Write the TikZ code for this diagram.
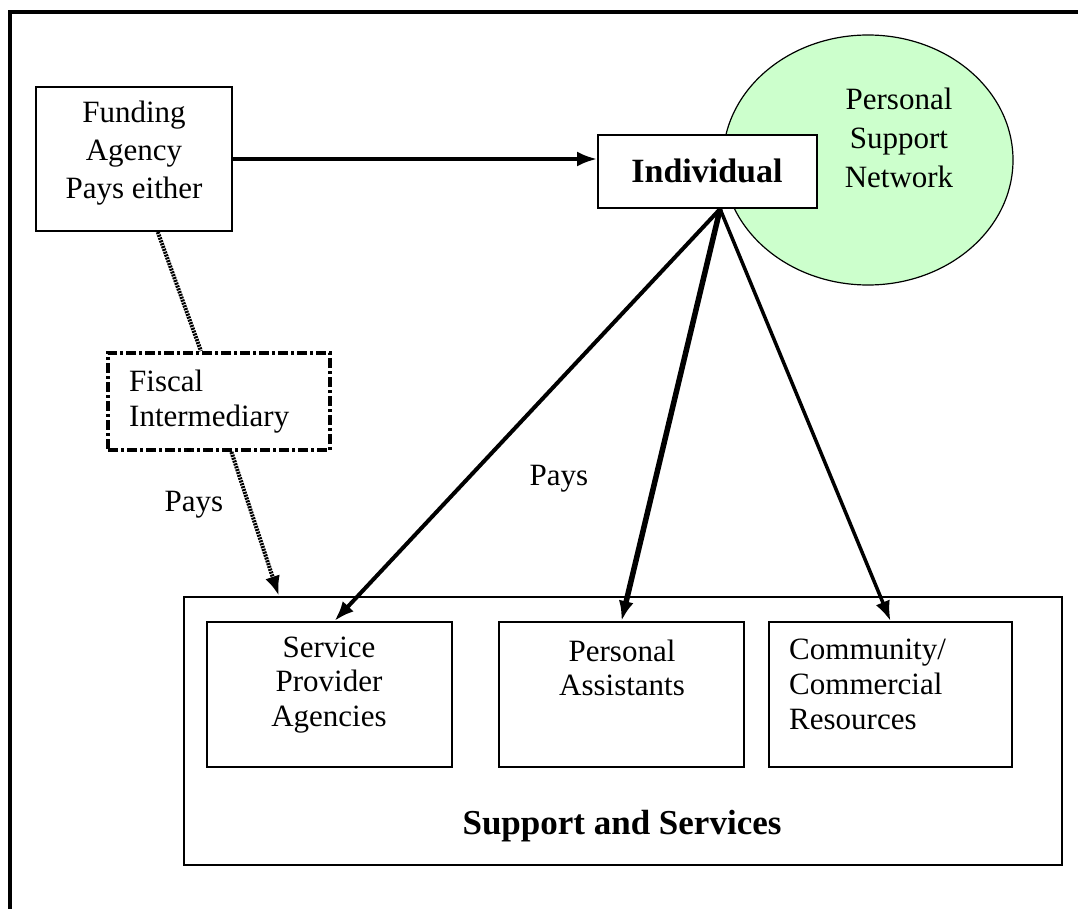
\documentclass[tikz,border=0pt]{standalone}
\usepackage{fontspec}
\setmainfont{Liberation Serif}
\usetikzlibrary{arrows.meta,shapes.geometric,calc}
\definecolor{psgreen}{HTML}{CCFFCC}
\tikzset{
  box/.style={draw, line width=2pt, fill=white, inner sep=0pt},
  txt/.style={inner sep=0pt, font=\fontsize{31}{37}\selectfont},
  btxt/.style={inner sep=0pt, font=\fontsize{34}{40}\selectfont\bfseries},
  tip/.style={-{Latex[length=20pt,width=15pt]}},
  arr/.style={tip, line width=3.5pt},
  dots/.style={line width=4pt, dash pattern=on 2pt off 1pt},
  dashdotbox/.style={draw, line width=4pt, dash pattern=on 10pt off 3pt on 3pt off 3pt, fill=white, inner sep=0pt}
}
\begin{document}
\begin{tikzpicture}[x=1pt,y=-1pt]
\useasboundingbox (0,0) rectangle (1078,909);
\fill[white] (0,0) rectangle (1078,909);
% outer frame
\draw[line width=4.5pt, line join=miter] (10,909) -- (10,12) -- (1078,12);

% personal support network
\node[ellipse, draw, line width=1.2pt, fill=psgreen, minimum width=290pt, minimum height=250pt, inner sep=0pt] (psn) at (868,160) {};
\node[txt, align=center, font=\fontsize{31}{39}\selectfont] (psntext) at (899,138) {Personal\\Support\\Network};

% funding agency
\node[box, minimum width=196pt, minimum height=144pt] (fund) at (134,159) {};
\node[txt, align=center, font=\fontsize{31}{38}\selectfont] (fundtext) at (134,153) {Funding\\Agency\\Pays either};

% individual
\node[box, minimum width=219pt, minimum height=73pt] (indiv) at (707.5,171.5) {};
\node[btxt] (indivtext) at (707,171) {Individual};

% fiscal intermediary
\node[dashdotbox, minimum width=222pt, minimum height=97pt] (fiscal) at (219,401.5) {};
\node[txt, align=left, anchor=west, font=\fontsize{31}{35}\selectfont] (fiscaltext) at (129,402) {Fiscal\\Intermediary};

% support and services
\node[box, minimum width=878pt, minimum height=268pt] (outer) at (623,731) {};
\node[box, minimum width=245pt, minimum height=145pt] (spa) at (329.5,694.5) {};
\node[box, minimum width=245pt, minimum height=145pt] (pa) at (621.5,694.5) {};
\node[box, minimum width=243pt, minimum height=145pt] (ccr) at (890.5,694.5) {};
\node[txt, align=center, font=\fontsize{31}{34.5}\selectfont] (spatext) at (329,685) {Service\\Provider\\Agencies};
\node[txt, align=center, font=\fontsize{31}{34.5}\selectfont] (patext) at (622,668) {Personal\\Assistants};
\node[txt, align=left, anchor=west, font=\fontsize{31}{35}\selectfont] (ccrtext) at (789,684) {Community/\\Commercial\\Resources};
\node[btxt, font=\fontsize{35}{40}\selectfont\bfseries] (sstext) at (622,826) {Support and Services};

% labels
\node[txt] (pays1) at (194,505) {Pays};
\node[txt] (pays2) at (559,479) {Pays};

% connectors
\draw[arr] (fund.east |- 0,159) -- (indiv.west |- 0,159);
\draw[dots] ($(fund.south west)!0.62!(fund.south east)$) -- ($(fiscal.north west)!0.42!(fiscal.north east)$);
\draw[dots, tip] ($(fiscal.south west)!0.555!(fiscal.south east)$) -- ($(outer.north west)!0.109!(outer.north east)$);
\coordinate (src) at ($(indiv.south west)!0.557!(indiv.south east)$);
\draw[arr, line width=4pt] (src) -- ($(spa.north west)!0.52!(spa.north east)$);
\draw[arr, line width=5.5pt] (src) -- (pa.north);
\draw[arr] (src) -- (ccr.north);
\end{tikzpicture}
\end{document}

::::::

**What is required**
Output each line exactly; omit every picture.

**Complete answer**
Write the TikZ code for this diagram.
\documentclass[tikz,border=0pt]{standalone}
\usepackage{fontspec}
\setmainfont{Liberation Serif}
\usetikzlibrary{arrows.meta,shapes.geometric,calc}
\definecolor{psgreen}{HTML}{CCFFCC}
\tikzset{
  box/.style={draw, line width=2pt, fill=white, inner sep=0pt},
  txt/.style={inner sep=0pt, font=\fontsize{31}{37}\selectfont},
  btxt/.style={inner sep=0pt, font=\fontsize{34}{40}\selectfont\bfseries},
  tip/.style={-{Latex[length=20pt,width=15pt]}},
  arr/.style={tip, line width=3.5pt},
  dots/.style={line width=4pt, dash pattern=on 2pt off 1pt},
  dashdotbox/.style={draw, line width=4pt, dash pattern=on 10pt off 3pt on 3pt off 3pt, fill=white, inner sep=0pt}
}
\begin{document}
\begin{tikzpicture}[x=1pt,y=-1pt]
\useasboundingbox (0,0) rectangle (1078,909);
\fill[white] (0,0) rectangle (1078,909);
% outer frame
\draw[line width=4.5pt, line join=miter] (10,909) -- (10,12) -- (1078,12);

% personal support network
\node[ellipse, draw, line width=1.2pt, fill=psgreen, minimum width=290pt, minimum height=250pt, inner sep=0pt] (psn) at (868,160) {};
\node[txt, align=center, font=\fontsize{31}{39}\selectfont] (psntext) at (899,138) {Personal\\Support\\Network};

% funding agency
\node[box, minimum width=196pt, minimum height=144pt] (fund) at (134,159) {};
\node[txt, align=center, font=\fontsize{31}{38}\selectfont] (fundtext) at (134,153) {Funding\\Agency\\Pays either};

% individual
\node[box, minimum width=219pt, minimum height=73pt] (indiv) at (707.5,171.5) {};
\node[btxt] (indivtext) at (707,171) {Individual};

% fiscal intermediary
\node[dashdotbox, minimum width=222pt, minimum height=97pt] (fiscal) at (219,401.5) {};
\node[txt, align=left, anchor=west, font=\fontsize{31}{35}\selectfont] (fiscaltext) at (129,402) {Fiscal\\Intermediary};

% support and services
\node[box, minimum width=878pt, minimum height=268pt] (outer) at (623,731) {};
\node[box, minimum width=245pt, minimum height=145pt] (spa) at (329.5,694.5) {};
\node[box, minimum width=245pt, minimum height=145pt] (pa) at (621.5,694.5) {};
\node[box, minimum width=243pt, minimum height=145pt] (ccr) at (890.5,694.5) {};
\node[txt, align=center, font=\fontsize{31}{34.5}\selectfont] (spatext) at (329,685) {Service\\Provider\\Agencies};
\node[txt, align=center, font=\fontsize{31}{34.5}\selectfont] (patext) at (622,668) {Personal\\Assistants};
\node[txt, align=left, anchor=west, font=\fontsize{31}{35}\selectfont] (ccrtext) at (789,684) {Community/\\Commercial\\Resources};
\node[btxt, font=\fontsize{35}{40}\selectfont\bfseries] (sstext) at (622,826) {Support and Services};

% labels
\node[txt] (pays1) at (194,505) {Pays};
\node[txt] (pays2) at (559,479) {Pays};

% connectors
\draw[arr] (fund.east |- 0,159) -- (indiv.west |- 0,159);
\draw[dots] ($(fund.south west)!0.62!(fund.south east)$) -- ($(fiscal.north west)!0.42!(fiscal.north east)$);
\draw[dots, tip] ($(fiscal.south west)!0.555!(fiscal.south east)$) -- ($(outer.north west)!0.109!(outer.north east)$);
\coordinate (src) at ($(indiv.south west)!0.557!(indiv.south east)$);
\draw[arr, line width=4pt] (src) -- ($(spa.north west)!0.52!(spa.north east)$);
\draw[arr, line width=5.5pt] (src) -- (pa.north);
\draw[arr] (src) -- (ccr.north);
\end{tikzpicture}
\end{document}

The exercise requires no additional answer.